= Scopas of Aetolia =

Aetolian general

Scopas (Σκόπας) was an Aetolian general, who served both his native Aetolian League in the Social War (220–217 BC) and Ptolemaic Egypt against the Seleucids, with mixed success. He was executed in 196 BC at Alexandria for conspiring to seize the power of the realm for himself.

==Service in the Social War==
At the period of the outbreak of the Social War (220–217 BC), Scopas held a leading position among his countrymen. He was a kinsman of Ariston, who at this time held the office of strategos in the Aetolian League, and the latter confided to him the chief conduct of affairs. On this account it was to Scopas that Dorimachus applied for assistance after the ill success of his expedition against Messenia, and although no pretext had been given for involving the Aetolians in war, these two generals (Scopas and Dorimachus) were bold enough to undertake the enterprise on their own account.

In the spring of 220 BC Scopas and Dorimachus formed an expedition against the Messenians, and not only ravaged the territories of the latter, but when Aratus at the head of the Achaean army came to the Messenians support, the forces of Scopas and Dorimachus defeated Aratus and his forces at Caphyae. The forces of Scopas and Dormimachus then returned home. This action led to a public declaration of war by the Achaean League and their ally Philip V of Macedon against the Aetolians.
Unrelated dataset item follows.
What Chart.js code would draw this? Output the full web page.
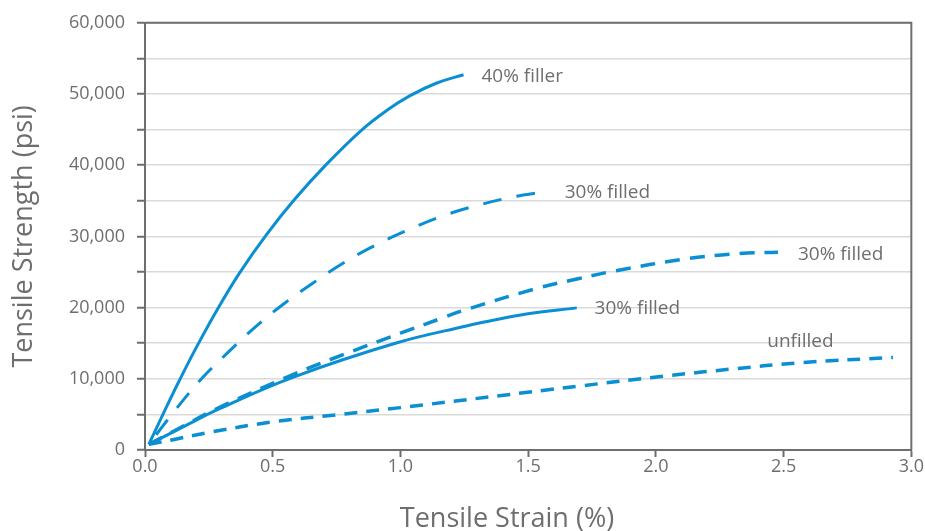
<!DOCTYPE html>
<html>
<head>
<meta charset="utf-8">
<script src="https://cdn.jsdelivr.net/npm/chart.js@4.4.1/dist/chart.umd.min.js"></script>
<style>
  html, body { margin: 0; padding: 0; background: #ffffff; }
  #wrap { width: 925px; height: 531px; }
</style>
</head>
<body>
<div id="wrap"><canvas id="c" width="925" height="531"></canvas></div>
<script>
// ---- Data ----
const xAxisTitle = "Tensile Strain (%)";
const yAxisTitle = "Tensile Strength (psi)";

// 40% filler (solid)
const strain40 = [0.015, 0.073, 0.133, 0.201, 0.282, 0.371, 0.475, 0.586, 0.710, 0.847, 0.950, 1.036, 1.140, 1.247];
const stress40 = [800, 5210, 9650, 14410, 19670, 24920, 30220, 35210, 40110, 44900, 47780, 49740, 51510, 52710];

// 30% filled (upper dashed)
const strain30a = [0.015, 0.123, 0.221, 0.325, 0.429, 0.540, 0.658, 0.775, 0.899, 1.029, 1.166, 1.303, 1.440, 1.558];
const stress30a = [800, 5810, 10000, 13700, 17180, 20440, 23450, 26230, 28700, 30890, 32880, 34370, 35530, 36220];

// 30% filled (lower dashed, long)
const strain30b = [0.015, 0.150, 0.292, 0.579, 0.788, 1.000, 1.166, 1.258, 1.545, 1.695, 1.832, 2.119, 2.327, 2.478];
const stress30b = [800, 3350, 6000, 10600, 13560, 16400, 18570, 19740, 22800, 24050, 25100, 26850, 27600, 27780];

// 30% filled (solid, lower)
const strain30c = [0.015, 0.149, 0.292, 0.579, 0.990, 1.258, 1.349, 1.493, 1.690];
const stress30c = [800, 3250, 5810, 10210, 15090, 17410, 18110, 19100, 19960];

// unfilled (short dashes)
const strainUn = [0.015, 0.110, 0.240, 0.500, 0.750, 1.000, 1.700, 2.040, 2.300, 2.562, 2.928];
const stressUn = [800, 1450, 2400, 3950, 4950, 5950, 8980, 10400, 11380, 12250, 13000];

// Curve labels (text and data-space anchor)
const labelTexts = ["40% filler", "30% filled", "30% filled", "30% filled", "unfilled"];
const labelStrain = [1.317, 1.643, 2.556, 1.760, 2.436];
const labelStress = [52490, 36220, 27490, 19880, 15190];

// Axis ranges / ticks
const xMin = 0, xMax = 3, xStep = 0.5;
const yMin = 0, yMax = 60000, yStep = 5000, yLabelEvery = 10000;

// ---- Styling ----
const LINE = '#0a8fd2';
const TEXT = '#6d6e70';
const AXIS = '#6d6e70';
const GRID = '#dadada';
const FONT = "'Open Sans', 'Noto Sans', sans-serif";

function pts(xs, ys) { return xs.map((x, i) => ({ x: x, y: ys[i] })); }

const curveLabels = {
  id: 'curveLabels',
  afterDatasetsDraw(chart) {
    const { ctx, scales: { x, y } } = chart;
    ctx.save();
    ctx.fillStyle = TEXT;
    ctx.font = "19px " + FONT;
    ctx.textAlign = 'left';
    ctx.textBaseline = 'middle';
    labelTexts.forEach((t, i) => {
      ctx.fillText(t, x.getPixelForValue(labelStrain[i]), y.getPixelForValue(labelStress[i]));
    });
    ctx.restore();
  }
};

const frame = {
  id: 'frame',
  afterDraw(chart) {
    const { ctx, chartArea: a } = chart;
    ctx.save();
    ctx.strokeStyle = AXIS;
    ctx.lineWidth = 2;
    ctx.beginPath();
    ctx.moveTo(a.left, a.top);
    ctx.lineTo(a.right, a.top);
    ctx.lineTo(a.right, a.bottom);
    ctx.stroke();
    // x-axis title
    ctx.fillStyle = TEXT;
    ctx.font = "27px " + FONT;
    ctx.textAlign = 'center';
    ctx.textBaseline = 'middle';
    ctx.fillText(xAxisTitle, 507, 519);
    ctx.restore();
  }
};

const common = { borderColor: LINE, pointRadius: 0, pointHoverRadius: 0, fill: false, tension: 0.4, cubicInterpolationMode: 'default' };

new Chart(document.getElementById('c'), {
  type: 'line',
  data: {
    datasets: [
      Object.assign({ label: '40% filler', data: pts(strain40, stress40), borderWidth: 3 }, common),
      Object.assign({ label: '30% filled a', data: pts(strain30a, stress30a), borderWidth: 3, borderDash: [19, 15], borderDashOffset: 22 }, common),
      Object.assign({ label: '30% filled b', data: pts(strain30b, stress30b), borderWidth: 3.5, borderDash: [15, 10] }, common),
      Object.assign({ label: '30% filled c', data: pts(strain30c, stress30c), borderWidth: 3 }, common),
      Object.assign({ label: 'unfilled', data: pts(strainUn, stressUn), borderWidth: 3.5, borderDash: [13, 9] }, common)
    ]
  },
  options: {
    responsive: false,
    animation: false,
    events: [],
    layout: { padding: { top: 19, right: 13, left: 0, bottom: 0 } },
    plugins: { legend: { display: false }, tooltip: { enabled: false } },
    scales: {
      x: {
        type: 'linear', position: 'bottom', min: xMin, max: xMax,
        afterFit(s) { s.height = 81; },
        ticks: { stepSize: xStep, color: TEXT, font: { family: FONT, size: 18, lineHeight: 1 }, padding: 1,
                 callback: v => Number(v).toFixed(1), maxRotation: 0 },
        grid: { drawOnChartArea: false, drawTicks: true, tickLength: 7, tickColor: AXIS, tickWidth: 2 },
        border: { display: true, color: AXIS, width: 2 },
        title: { display: false }
      },
      y: {
        type: 'linear', min: yMin, max: yMax,
        afterFit(s) { s.width = 145; },
        ticks: { stepSize: yStep, color: TEXT, font: { family: FONT, size: 18 }, padding: 12, autoSkip: false,
                 callback: v => (v % yLabelEvery === 0 ? v.toLocaleString('en-US') : '') },
        grid: { color: GRID, lineWidth: 1.5, drawTicks: true, tickLength: 8, tickColor: AXIS, tickWidth: 2 },
        border: { display: true, color: AXIS, width: 2 },
        title: { display: true, text: yAxisTitle, color: TEXT, font: { family: FONT, size: 27, lineHeight: 1 }, padding: { top: 11 } }
      }
    }
  },
  plugins: [curveLabels, frame]
});
</script>
</body>
</html>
The Aetolians chose Scopas for their strategos during the ensuing year, and entrusted to Scopas the conduct of the war which he had himself brought upon them. In the spring of 219 Scopas invaded Macedonia with a large force, laid waste the open country of Pieria without opposition, and having made himself master of Dion, not only destroyed the town, but plundered and burnt the celebrated temple which gave its name to the city. Meanwhile, however, Scopas neglected the defense of Aetolia itself, leaving it open to Philip to obtain important advantages on the side of the Acarnanians. The next year (218 BC) Scopas was sent by Dorimachus (who had succeeded Scopas as strategos) with a mercenary force to the assistance of the Eleans, but we have no further account of his operations in that year, or for the remainder of the Social War. Scopas name does not again occur in records until the year 211 BC, when Scopas again held the office of general, and in that capacity presiding in the assembly of the Aetolians, which concluded the alliance with the Roman praetor, Marcus Valerius Laevinus. The conquest of Acarnania was the bait held out to allure the Aetolians into this league, and Scopas immediately assembled his forces for the invasion of that country. But the determined resistance of the Acarnanians themselves, and the advance of Philip to their relief, rendered Scopas' efforts null. The next year (210 BC) Scopas was co-operating with Laevinus in the siege of Anticyra in Phocis. After its capture, the city was given up to the Aetolians.

==Service in Egypt==
After the end of the war with Philip, we are told that the Aetolians were distracted with civil dissensions, and in order to appease these disorders and so as to provide some remedy against the burden of debts with which the chief persons in the country were oppressed, Scopas and Dorimachus were appointed to reform the constitution, in 204 BC. They were certainly not well qualified for legislators, and Scopas had only undertaken the charge from motives of personal ambition; on finding himself disappointed, he withdrew to Alexandria. Here he was received with the utmost favour by the ministers who ruled during the minority of the young Ptolemy V Epiphanes, and appointed to the chief command of the army in Coele-Syria, where he had to make head against the ambitious designs of Antiochus the Great. At first he was completely successful, and reduced the whole province of Judaea into subjection to Ptolemy, but was afterwards defeated by Antiochus at the Battle of Panium. Shutting himself up within the walls of Sidon, after an ineffectual attempt by Ptolemy to relieve him he was ultimately compelled by famine to surrender.

Notwithstanding this ill success he appears to have continued in high favour at the Ptolemaic court, and in 200 BC he was sent to Greece with a large sum of money to raise a mercenary force for the service of Ptolemy, a task which he performed so successfully as to carry back with him to Alexandria a body of above 6,000 of the flower of the Aetolian youth. His confidence in the support of so large a force, united to his own abilities, and the vast wealth which he had accumulated in the service of the Egyptian king, appears to have inflamed his ambition, and led him to conceive the design of seizing by force the chief administration of the kingdom. But his projects were discovered before they were ripe for execution, and a force was sent by Aristomenes, the chief minister of Ptolemy, to arrest him. Scopas was taken by surprise, and unable to offer any resistance. He was at once led before the council of the young king, condemned to death, and executed in prison the next night, in 196 BC. According to Polybius he had well deserved his fate by the reckless and insatiable rapacity which he had displayed during the whole period of his residence in Egypt.